Published in the upcoming online edition of the Proceedings of the National Academy of Sciences, researchers found that people at high risk of developing depression had a 28 percent thinning of the right cortex, the brain's outermost surface, compared to people with no known risk.

The cerebral cortex is the part of the brain that governs planning, reasoning and mood. Thinning of the cortex may hinder these functions, researchers say.
"If you have thinning in this portion of the brain, it interferes with the processing of emotional stimuli," Dr. Peterson said. "We think that's what makes [people] vulnerable to developing anxiety and depression--it essentially isolates them in an emotional world."

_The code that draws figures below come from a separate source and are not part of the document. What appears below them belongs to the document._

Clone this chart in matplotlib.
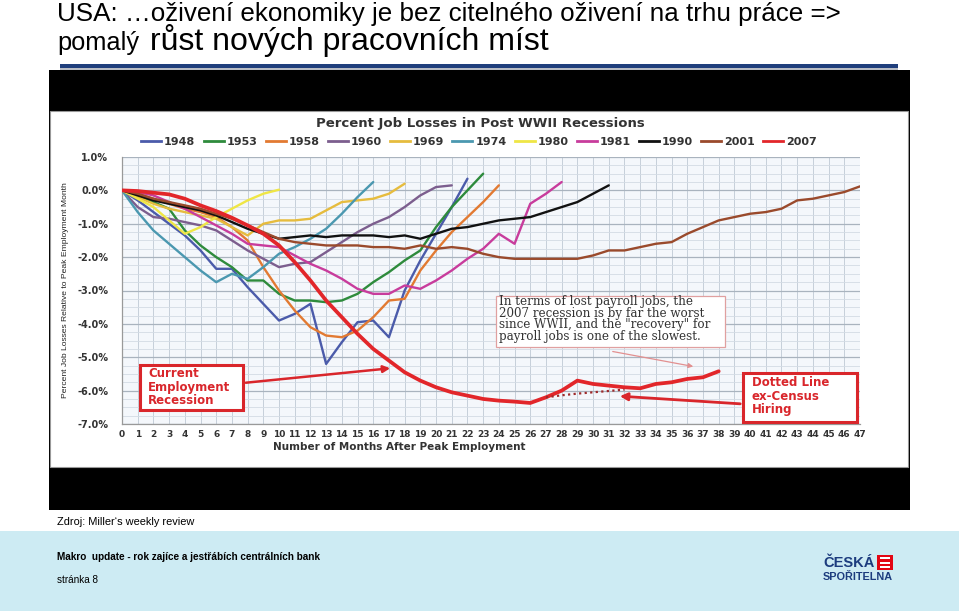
import matplotlib
matplotlib.use('Agg')
import matplotlib.pyplot as plt
from matplotlib.patches import Rectangle
from matplotlib.lines import Line2D

# ---------------- data ----------------
months_max = 47
years = ['1948', '1953', '1958', '1960', '1969', '1974', '1980', '1981', '1990', '2001', '2007']

r1948 = [0, -0.3, -0.65, -1.0, -1.35, -1.8, -2.35, -2.35, -2.9, -3.4, -3.9, -3.7, -3.4, -5.2,
         -4.55, -3.95, -3.9, -4.4, -3.0, -2.1, -1.3, -0.5, 0.35]
r1953 = [0, -0.2, -0.35, -0.55, -1.2, -1.65, -2.0, -2.3, -2.7, -2.7, -3.1, -3.3, -3.3, -3.35,
         -3.3, -3.1, -2.75, -2.45, -2.1, -1.8, -1.1, -0.5, 0.0, 0.5]
r1958 = [0, -0.1, -0.25, -0.4, -0.55, -0.65, -0.8, -1.1, -1.5, -2.3, -3.0, -3.6, -4.1, -4.35,
         -4.4, -4.2, -3.8, -3.3, -3.25, -2.4, -1.8, -1.25, -0.8, -0.35, 0.15]
r1960 = [0, -0.5, -0.8, -0.85, -0.95, -1.05, -1.2, -1.5, -1.8, -2.05, -2.3, -2.2, -2.15, -1.85,
         -1.55, -1.25, -1.0, -0.8, -0.5, -0.15, 0.1, 0.15]
r1969 = [0, -0.2, -0.4, -0.55, -0.65, -0.75, -0.85, -1.1, -1.35, -1.0, -0.9, -0.9, -0.85, -0.6,
         -0.35, -0.3, -0.25, -0.1, 0.2]
r1974 = [0, -0.65, -1.2, -1.6, -2.0, -2.4, -2.75, -2.5, -2.65, -2.3, -1.9, -1.7, -1.45, -1.15,
         -0.7, -0.2, 0.25]
r1980 = [0, -0.25, -0.5, -0.9, -1.3, -1.1, -0.8, -0.55, -0.3, -0.1, 0.02]
r1981 = [0, -0.05, -0.15, -0.35, -0.55, -0.8, -1.05, -1.3, -1.6, -1.65, -1.7, -1.95, -2.2, -2.4,
         -2.65, -2.95, -3.1, -3.1, -2.85, -2.95, -2.7, -2.4, -2.05, -1.75, -1.3, -1.6, -0.4, -0.1, 0.25]
r1990 = [0, -0.15, -0.3, -0.4, -0.5, -0.6, -0.75, -0.95, -1.15, -1.3, -1.45, -1.4, -1.35, -1.4,
         -1.35, -1.35, -1.35, -1.4, -1.35, -1.45, -1.3, -1.15, -1.1, -1.0, -0.9, -0.85, -0.8, -0.65,
         -0.5, -0.35, -0.1, 0.15]
r2001 = [0, -0.1, -0.25, -0.35, -0.45, -0.55, -0.7, -0.85, -1.05, -1.25, -1.45, -1.55, -1.6, -1.65,
         -1.65, -1.65, -1.7, -1.7, -1.75, -1.65, -1.75, -1.7, -1.75, -1.9, -2.0, -2.05, -2.05, -2.05,
         -2.05, -2.05, -1.95, -1.8, -1.8, -1.7, -1.6, -1.55, -1.3, -1.1, -0.9, -0.8, -0.7, -0.65,
         -0.55, -0.3, -0.25, -0.15, -0.05, 0.12]
r2007 = [0, -0.02, -0.07, -0.12, -0.25, -0.45, -0.62, -0.82, -1.05, -1.3, -1.65, -2.15, -2.7, -3.3,
         -3.8, -4.3, -4.75, -5.1, -5.45, -5.7, -5.9, -6.05, -6.15, -6.25, -6.3, -6.33, -6.37, -6.2,
         -6.0, -5.7, -5.8, -5.85, -5.9, -5.93, -5.8, -5.75, -5.65, -5.6, -5.42]
census_start = 27
r2007_ex_census = [-6.2, -6.14, -6.09, -6.05, -6.01, -5.97]

colors = ['#4B5BAA', '#2E8B3C', '#E27A32', '#7C5E8E', '#E6BC3E', '#4B98B0', '#EFE645',
          '#C83C9C', '#111111', '#9A4A2C', '#E2262A']
series = [r1948, r1953, r1958, r1960, r1969, r1974, r1980, r1981, r1990, r2001, r2007]
yticks = [1, 0, -1, -2, -3, -4, -5, -6, -7]

note_text = ('In terms of lost payroll jobs, the\n2007 recession is by far the worst\n'
             'since WWII, and the "recovery" for\npayroll jobs is one of the slowest.')
current_text = 'Current\nEmployment\nRecession'
census_text = 'Dotted Line\nex-Census\nHiring'

# ---------------- figure / slide ----------------
W, H = 959, 615
def fx(x): return x / W
def fy(y): return 1 - y / H

fig = plt.figure(figsize=(W / 100, H / 100), dpi=100)
fig.patch.set_facecolor('white')

narrow = ['Liberation Sans Narrow', 'Liberation Sans', 'DejaVu Sans']

# slide title
fig.text(fx(57), fy(21), 'USA: …oživení ekonomiky je bez citelného oživení na trhu práce =>',
         family=narrow, fontsize=18.7, ha='left', va='baseline', color='black')
fig.text(fx(57), fy(50), 'pomalý', family=narrow, fontsize=18.3, ha='left', va='baseline', color='black')
fig.text(fx(150), fy(50), 'růst nových pracovních míst', family=narrow, fontsize=23,
         ha='left', va='baseline', color='black')

# navy rule under the title
fig.patches.append(Rectangle((fx(60), fy(68)), fx(898) - fx(60), 4 / H, transform=fig.transFigure,
                             facecolor='#1F3E7C', edgecolor='none', zorder=1))
fig.patches.append(Rectangle((fx(60), fy(70)), fx(898) - fx(60), 2 / H, transform=fig.transFigure,
                             facecolor='#B8BCC4', edgecolor='none', zorder=1))

# black frame of the picture
fig.patches.append(Rectangle((fx(49), fy(510)), fx(910) - fx(49), (510 - 70) / H,
                             transform=fig.transFigure, facecolor='black', edgecolor='none', zorder=0.1))
fig.patches.append(Rectangle((fx(50), fy(467)), fx(908) - fx(50), (467 - 111) / H,
                             transform=fig.transFigure, facecolor='white', edgecolor='#999999',
                             linewidth=0.8, zorder=0.2))

# footer
fig.text(fx(57), fy(522), 'Zdroj: Miller‘s weekly review', family=narrow, fontsize=7.9,
         ha='left', va='center', color='black')
fig.patches.append(Rectangle((0, fy(611)), 1, (611 - 531) / H, transform=fig.transFigure,
                             facecolor='#CDEBF3', edgecolor='none', zorder=0.1))
fig.text(fx(57), fy(557), 'Makro  update - rok zajíce a jestřábích centrálních bank', family=narrow,
         fontsize=7.2, fontweight='bold', ha='left', va='center', color='black')
fig.text(fx(57), fy(580), 'stránka 8', family=narrow, fontsize=7.2, ha='left', va='center', color='black')

# logo
fig.text(fx(823), fy(563), 'ČESKÁ', family=narrow, fontsize=10.5, fontweight='bold',
         ha='left', va='center', color='#1C3C7E')
fig.text(fx(823), fy(577), 'SPOŘITELNA', family=narrow, fontsize=7.8, fontweight='bold',
         ha='left', va='center', color='#1C3C7E')
fig.patches.append(Rectangle((fx(877), fy(570)), 16 / W, 15 / H, transform=fig.transFigure,
                             facecolor='#E30613', edgecolor='none', zorder=2))
for yy in (559, 563.5, 568):
    fig.patches.append(Rectangle((fx(880), fy(yy)), 10 / W, 1.6 / H, transform=fig.transFigure,
                                 facecolor='white', edgecolor='none', zorder=3))

# ---------------- chart ----------------
ax = fig.add_axes([fx(122), fy(424), fx(860) - fx(122), fy(157) - fy(424)])
ax.set_zorder(2)
ax.set_facecolor('#F4F7FB')
ax.set_xlim(0, months_max)
ax.set_ylim(-7, 1)

ax.set_xticks(range(0, months_max + 1))
ax.set_xticklabels([str(m) for m in range(0, months_max + 1)])
ax.set_yticks(yticks)
ax.set_yticklabels(['%.1f%%' % v for v in yticks])
ax.set_yticks([v / 4 for v in range(-28, 5)], minor=True)
ax.grid(True, which='major', axis='y', color='#A9B3BE', linewidth=0.9)
ax.grid(True, which='minor', axis='y', color='#D3DBE4', linewidth=0.6)
ax.grid(True, which='major', axis='x', color='#C6CFD9', linewidth=0.7)
ax.set_axisbelow(True)
ax.tick_params(axis='both', which='both', length=0)
ax.tick_params(axis='y', pad=10, labelsize=7, labelcolor='#333333')
ax.tick_params(axis='x', pad=4, labelsize=6.5, labelcolor='#333333')
for lab in ax.get_xticklabels() + ax.get_yticklabels():
    lab.set_fontweight('bold')
for s in ('top', 'right'):
    ax.spines[s].set_visible(False)
for s in ('left', 'bottom'):
    ax.spines[s].set_color('#999999')
    ax.spines[s].set_linewidth(0.9)

handles = []
for name, vals, col in zip(years, series, colors):
    lw = 2.7 if name == '2007' else 1.7
    ax.plot(range(len(vals)), vals, color=col, linewidth=lw, solid_capstyle='round',
            solid_joinstyle='round', zorder=3 if name != '2007' else 4)
    handles.append(Line2D([0], [0], color=col, linewidth=2.0))
ax.plot(range(census_start, census_start + len(r2007_ex_census)), r2007_ex_census,
        color='#9E2A2A', linewidth=1.6, linestyle=(0, (1, 1.5)), zorder=4)

ax.set_xlabel('Number of Months After Peak Employment', fontsize=7.5, fontweight='bold',
              color='#333333')
ax.xaxis.set_label_coords((399 - 122) / 738, -(447 - 424) / 267)
ax.xaxis.label.set_va('center')
ax.set_ylabel('Percent Job Losses Relative to Peak Employment Month', family=narrow,
              fontsize=6.1, color='#222222')
ax.yaxis.set_label_coords(-(122 - 65) / 738, (424 - 290) / 267)
ax.yaxis.label.set_va('center')

fig.text(fx(480), fy(124), 'Percent Job Losses in Post WWII Recessions', fontsize=9.5,
         fontweight='bold', ha='center', va='center', color='#333333', zorder=5)
fig.legend(handles, years, loc='center', bbox_to_anchor=(fx(479), fy(142)), ncol=11,
           frameon=False, handlelength=1.8, handletextpad=0.25, columnspacing=0.75,
           prop={'size': 8, 'weight': 'bold'}, labelcolor='#333333')

# annotation boxes (figure-pixel placement)
def box(x0, y0, x1, y1, ec, lw):
    ax.add_patch(Rectangle((fx(x0), fy(y1)), fx(x1) - fx(x0), (y1 - y0) / H, transform=fig.transFigure,
                           facecolor='white', edgecolor=ec, linewidth=lw, clip_on=False, zorder=6))

box(140, 365, 243, 410, '#D9262B', 2.2)
ax.text(fx(148), fy(387), current_text, transform=fig.transFigure, fontsize=8.5, fontweight='bold',
        color='#D9262B', ha='left', va='center', linespacing=1.04, zorder=7)
ax.annotate('', xy=(fx(393), fy(368)), xytext=(fx(243), fy(383)), xycoords='figure fraction',
            textcoords='figure fraction', annotation_clip=False,
            arrowprops=dict(arrowstyle='-|>', color='#D9262B', lw=1.8, mutation_scale=10), zorder=7)

box(743, 373, 857, 422, '#D9262B', 2.2)
ax.text(fx(752), fy(396), census_text, transform=fig.transFigure, fontsize=8.5, fontweight='bold',
        color='#D9262B', ha='left', va='center', linespacing=1.04, zorder=7)
ax.annotate('', xy=(fx(617), fy(396)), xytext=(fx(743), fy(404)), xycoords='figure fraction',
            textcoords='figure fraction', annotation_clip=False,
            arrowprops=dict(arrowstyle='-|>', color='#D9262B', lw=2.0, mutation_scale=11), zorder=7)

box(496, 296, 725, 347, '#E0A0A0', 0.9)
ax.text(fx(499), fy(319), note_text, transform=fig.transFigure, fontsize=8.6,
        family=['DejaVu Serif'], color='#333333', ha='left', va='center', linespacing=0.86, zorder=7)
ax.annotate('', xy=(fx(696), fy(367)), xytext=(fx(610), fy(351)), xycoords='figure fraction',
            textcoords='figure fraction', annotation_clip=False,
            arrowprops=dict(arrowstyle='-|>', color='#E29090', lw=0.9, mutation_scale=7), zorder=7)

fig.savefig('out.png', dpi=100, facecolor='white')
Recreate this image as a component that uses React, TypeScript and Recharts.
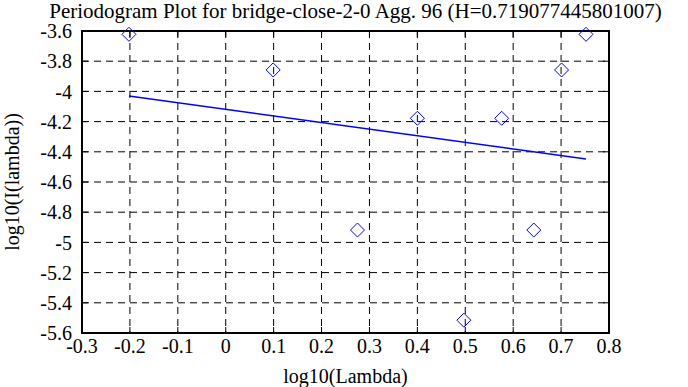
import React from 'react';
import { ScatterChart, Scatter, XAxis, YAxis, CartesianGrid, Label, ReferenceArea, ReferenceLine } from 'recharts';

const chartTitle = 'Periodogram Plot for bridge-close-2-0 Agg. 96 (H=0.719077445801007)';
const xLabel = 'log10(Lambda)';
const yLabel = 'log10(I(lambda))';

const logLambda = [-0.202, 0.099, 0.275, 0.4, 0.497, 0.576, 0.643, 0.701, 0.752];
const logPeriodogram = [-3.622, -3.858, -4.918, -4.178, -5.515, -4.178, -4.918, -3.858, -3.622];

const fitX = [-0.202, 0.752];
const fitY = [-4.03, -4.447];

const xDomain = [-0.3, 0.8];
const yDomain = [-5.6, -3.6];
const xTicks = [-0.3, -0.2, -0.1, 0, 0.1, 0.2, 0.3, 0.4, 0.5, 0.6, 0.7, 0.8];
const yTicks = [-5.6, -5.4, -5.2, -5, -4.8, -4.6, -4.4, -4.2, -4, -3.8, -3.6];

const points = logLambda.map((x, i) => ({ x, y: logPeriodogram[i] }));
const fitLine = fitX.map((x, i) => ({ x, y: fitY[i] }));

// inward tick length on the top and right borders, in data units (about 6px)
const topTickLen = 0.04;
const rightTickLen = 0.0125;

const BLUE = '#0000ff';
const FONT = "'Liberation Serif', 'DejaVu Serif', serif";

const Diamond = (props: any) => {
  const { cx, cy } = props;
  if (cx == null || cy == null) return <g />;
  const r = 7;
  return (
    <polygon
      points={`${cx},${cy - r} ${cx + r},${cy} ${cx},${cy + r} ${cx - r},${cy}`}
      fill="none"
      stroke={BLUE}
      strokeWidth={1}
    />
  );
};

const tickStyle = { fill: '#000', fontSize: 20, fontFamily: FONT };

export default function App() {
  return (
    <div style={{ position: 'absolute', left: 0, top: 0, width: 688, height: 387, background: '#fff', fontFamily: FONT }}>
      <ScatterChart width={688} height={387} margin={{ top: 31, right: 79, bottom: 0, left: 0 }}>
        <CartesianGrid stroke="#000" strokeDasharray="7 5" strokeWidth={1} />
        <XAxis
          type="number"
          dataKey="x"
          domain={xDomain}
          ticks={xTicks}
          height={54}
          tickSize={-6}
          tickMargin={12}
          tick={tickStyle}
          tickLine={{ stroke: '#000' }}
          axisLine={{ stroke: '#000', strokeWidth: 2 }}
          interval={0}
        >
          <Label value={xLabel} position="insideBottom" offset={4} style={{ fill: '#000', fontSize: 20, fontFamily: FONT }} />
        </XAxis>
        <YAxis
          type="number"
          dataKey="y"
          domain={yDomain}
          ticks={yTicks}
          width={82}
          tickSize={-6}
          tickMargin={16}
          tick={tickStyle}
          tickLine={{ stroke: '#000' }}
          axisLine={{ stroke: '#000', strokeWidth: 2 }}
          interval={0}
        >
          <Label
            value={yLabel}
            angle={-90}
            position="insideLeft"
            offset={12}
            style={{ fill: '#000', fontSize: 20, fontFamily: FONT, textAnchor: 'middle' }}
          />
        </YAxis>
        {xTicks.slice(1, -1).map((t) => (
          <ReferenceLine
            key={`tt${t}`}
            segment={[
              { x: t, y: yDomain[1] },
              { x: t, y: yDomain[1] - topTickLen },
            ]}
            stroke="#000"
            strokeWidth={1}
            ifOverflow="visible"
          />
        ))}
        {yTicks.slice(1, -1).map((t) => (
          <ReferenceLine
            key={`rt${t}`}
            segment={[
              { x: xDomain[1], y: t },
              { x: xDomain[1] - rightTickLen, y: t },
            ]}
            stroke="#000"
            strokeWidth={1}
            ifOverflow="visible"
          />
        ))}
        <ReferenceArea
          x1={xDomain[0]}
          x2={xDomain[1]}
          y1={yDomain[0]}
          y2={yDomain[1]}
          fill="none"
          fillOpacity={0}
          stroke="#000"
          strokeWidth={2}
          ifOverflow="visible"
        >
          <Label
            value={chartTitle}
            position="top"
            offset={13}
            dx={10}
            style={{ fill: '#000', fontSize: 21, fontFamily: FONT }}
          />
        </ReferenceArea>
        <Scatter data={points} shape={<Diamond />} isAnimationActive={false} />
        <Scatter
          data={fitLine}
          line={{ stroke: BLUE, strokeWidth: 1.5 }}
          lineType="joint"
          shape={() => <g />}
          isAnimationActive={false}
        />
      </ScatterChart>
    </div>
  );
}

The drastic reduction surprised researchers, which they say is on par with the loss of brain matter typically observed in persons with Alzheimer's disease and schizophrenia. "The difference was so great that at first we almost didn't believe it. But we checked and re-checked all of our data, and we looked for all possible alternative explanations, and still the difference was there," said Dr. Bradley Peterson, director of Child & Adolescent Psychiatry and director of MRI Research in the Department of Psychiatry at Columbia University Medical Center and the New York State Psychiatric Institute, and lead author of the study.

Additional tests measured each person's level of inattention to and memory for such cues. The less brain material patients had in the right cortex, the worse they performed on the attention and memory tests.

The study compared the thickness of the cortex by imaging the brains of 131 subjects, aged 6 to 54 years old, with and without a family history of depression. Structural differences were observed in the biological offspring of depressed subjects but were not found in the biological offspring of those who were not depressed.

One of the goals of the study was to determine whether structural abnormalities in the brain predispose people to depression or are a cause of the illness. Dr. Peterson said, "Because previous biological studies only focused on a relatively small number of individuals who already suffered from depression, their findings were unable to tease out whether those differences represented the causes of depressive illness, or a consequence."